The Kim government in Hue, meanwhile, was completely ineffectual. Widely perceived to be a vassal of the Japanese, its leading members were competent professionals—doctors, lawyers, professors—who faced near-impossible odds. Not only did they have to heed the wishes of the army of occupation; they also had to deal with the sorry state of the country’s infrastructure after years of war. Allied bombing had caused major damage to the railroads and halted most shipping. Even the basic task of getting governmental messages out from Hue to the provincial towns proved difficult and largely dependent on the goodwill of the Japanese, who controlled many of the roads. As for money, the government had no finances to speak of, and whatever revenues it managed to bring in, it had to turn over to the Japanese.

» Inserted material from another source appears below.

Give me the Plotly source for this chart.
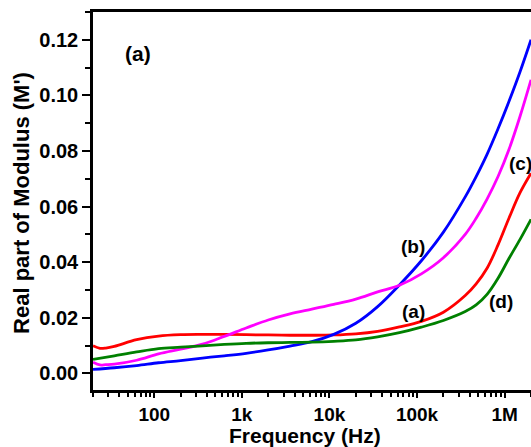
import plotly.graph_objects as go

freq = [20, 35, 63, 112, 200, 355, 630, 1120, 2000, 3550, 6300, 11200,
        20000, 35500, 63000, 112000, 200000, 355000, 473000, 630000, 841000,
        1120000, 1500000, 2000000]
freq_dip = [20, 24, 28] + freq[1:]   # extra low-frequency points for curves with a dip

# (a) red
m_a = [0.0099, 0.0090, 0.0091, 0.0097, 0.0121, 0.0134, 0.0139, 0.0140, 0.0140, 0.0139,
       0.0138, 0.0137, 0.0137, 0.0138, 0.0142, 0.0151, 0.0167, 0.0187, 0.0220, 0.0280,
       0.0322, 0.0378, 0.0462, 0.0558, 0.0650, 0.0720]
# (b) blue
m_b = [0.0014, 0.0020, 0.0028, 0.0038, 0.0046, 0.0055, 0.0063, 0.0072, 0.0084, 0.0098,
       0.0114, 0.0140, 0.0180, 0.0240, 0.0318, 0.0405, 0.0508, 0.0635, 0.0708, 0.0788,
       0.0880, 0.0978, 0.1085, 0.1200]
# (c) magenta
m_c = [0.0040, 0.0030, 0.0031, 0.0033, 0.0047, 0.0070, 0.0087, 0.0105, 0.0133, 0.0163,
       0.0192, 0.0214, 0.0231, 0.0248, 0.0267, 0.0293, 0.0317, 0.0358, 0.0416, 0.0500,
       0.0558, 0.0627, 0.0708, 0.0805, 0.0925, 0.1056]
# (d) green
m_d = [0.0050, 0.0063, 0.0077, 0.0089, 0.0094, 0.0099, 0.0104, 0.0108, 0.0110, 0.0111,
       0.0112, 0.0115, 0.0120, 0.0131, 0.0146, 0.0166, 0.0190, 0.0222, 0.0246, 0.0284,
       0.0342, 0.0413, 0.0482, 0.0554]

series = [
    (freq_dip, m_a, "#ff0000"),
    (freq, m_b, "#0000ff"),
    (freq_dip, m_c, "#ff00ff"),
    (freq, m_d, "#008000"),
]

x_tickvals = [100, 1e3, 1e4, 1e5, 1e6]
x_ticktext = ["100", "1k", "10k", "100k", "1M"]
x_minor = [k * 10 ** d for d in range(1, 7) for k in range(2, 10) if 20 <= k * 10 ** d <= 2e6]
y_tickvals = [0.0, 0.02, 0.04, 0.06, 0.08, 0.10, 0.12]
y_ticktext = ["0.00", "0.02", "0.04", "0.06", "0.08", "0.10", "0.12"]

FONT = "Liberation Sans, Arial, sans-serif"

fig = go.Figure()
for f, m, col in series:
    fig.add_trace(go.Scatter(x=f, y=m, mode="lines",
                             line=dict(color=col, width=2.8, shape="spline", smoothing=1.0)))

curve_labels = [
    ("(b)", 4.95, 0.0455),
    ("(a)", 4.96, 0.0221),
    ("(d)", 5.955, 0.0257),
    ("(c)", 6.18, 0.0756),
]
for t, lx, ly in curve_labels:
    fig.add_annotation(x=lx, y=ly, text=t, showarrow=False,
                       font=dict(family=FONT, size=19, color="black", weight="bold"))
fig.add_annotation(x=1.81, y=0.115, text="(a)", showarrow=False,
                   font=dict(family=FONT, size=21, color="black", weight="bold"))

# axis titles
fig.add_annotation(xref="paper", yref="paper", x=0.484, y=-0.121, text="Frequency (Hz)",
                   showarrow=False, xanchor="center", yanchor="middle",
                   font=dict(family=FONT, size=21, color="black", weight="bold"))
fig.add_annotation(xref="paper", yref="paper", x=-0.162, y=0.495, text="Real part of Modulus (M')",
                   showarrow=False, xanchor="center", yanchor="middle", textangle=-90,
                   font=dict(family=FONT, size=22, color="black", weight="bold"))

fig.update_layout(
    width=531, height=447,
    margin=dict(l=93, r=0, t=12, b=57),
    plot_bgcolor="white", paper_bgcolor="white",
    showlegend=False,
    font=dict(family=FONT, color="black"),
)
fig.update_xaxes(
    type="log", range=[1.30103, 6.30103],
    showline=True, linecolor="black", linewidth=2.5, mirror=True,
    showgrid=False, zeroline=False,
    ticks="outside", ticklen=5, tickwidth=2, tickcolor="black",
    tickvals=x_tickvals, ticktext=x_ticktext,
    tickfont=dict(family=FONT, size=19, weight="bold"),
    minor=dict(ticks="outside", ticklen=4, tickwidth=2, tickcolor="black", tickvals=x_minor),
)
fig.update_yaxes(
    range=[-0.006, 0.13],
    showline=True, linecolor="black", linewidth=2.5, mirror=False,
    showgrid=False, zeroline=False,
    ticks="outside", ticklen=8, tickwidth=2, tickcolor="black",
    tickvals=y_tickvals, ticktext=y_ticktext,
    tickfont=dict(family=FONT, size=20, weight="bold"),
    minor=dict(ticks="outside", ticklen=5, tickwidth=2, tickcolor="black", dtick=0.01, tick0=0),
)

fig.write_html("out.html")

As spring turned into summer and the certainty of Japan’s defeat in the war became more and more apparent, many members of Kim’s cabinet grasped the essential futility of their situation: The government was irrevocably linked to a hated occupier whose days were numbered.

IV

THE GROWING PRESENCE OF THE VIET MINH IN TONKIN WAS NOT
lost on American officials in the Pacific theater, who saw important implications for the war effort. The Japanese takeover had eradicated the French intelligence network in Indochina, these analysts knew, and also disrupted the activities of the Americans’ so-called GBT espionage unit (named after the last names of its three leaders), which during 1944 had produced a wealth of useful intelligence information.
34
Hence the potential utility of using the Viet Minh to assist Allied actions. New directives from Washington gave these U.S. units more flexibility, allowing them to seek cooperation with any and all resistance groups provided that such actions did not interfere with planned operations.
35

Thus it was that Captain Charles Fenn of the Office of Strategic Services (OSS), the principal U.S. wartime intelligence agency, sought out meetings with Ho Chi Minh in Kunming in southern China. Fenn, a London-born former Marine Corps officer who would go on to write plays and novels as well as a respected biography of Ho, headed OSS operations for Indochina from headquarters in Kunming. There he heard about Ho’s organization and about Ho’s role in helping locate downed American pilots and providing intelligence on Japanese troop movements. Moreover, Fenn knew, Ho sometimes dropped by the Office of War Information facility in the city to read the
Encyclopedia Americana
and
Time
magazine. A face-to-face encounter seemed in order, Fenn determined.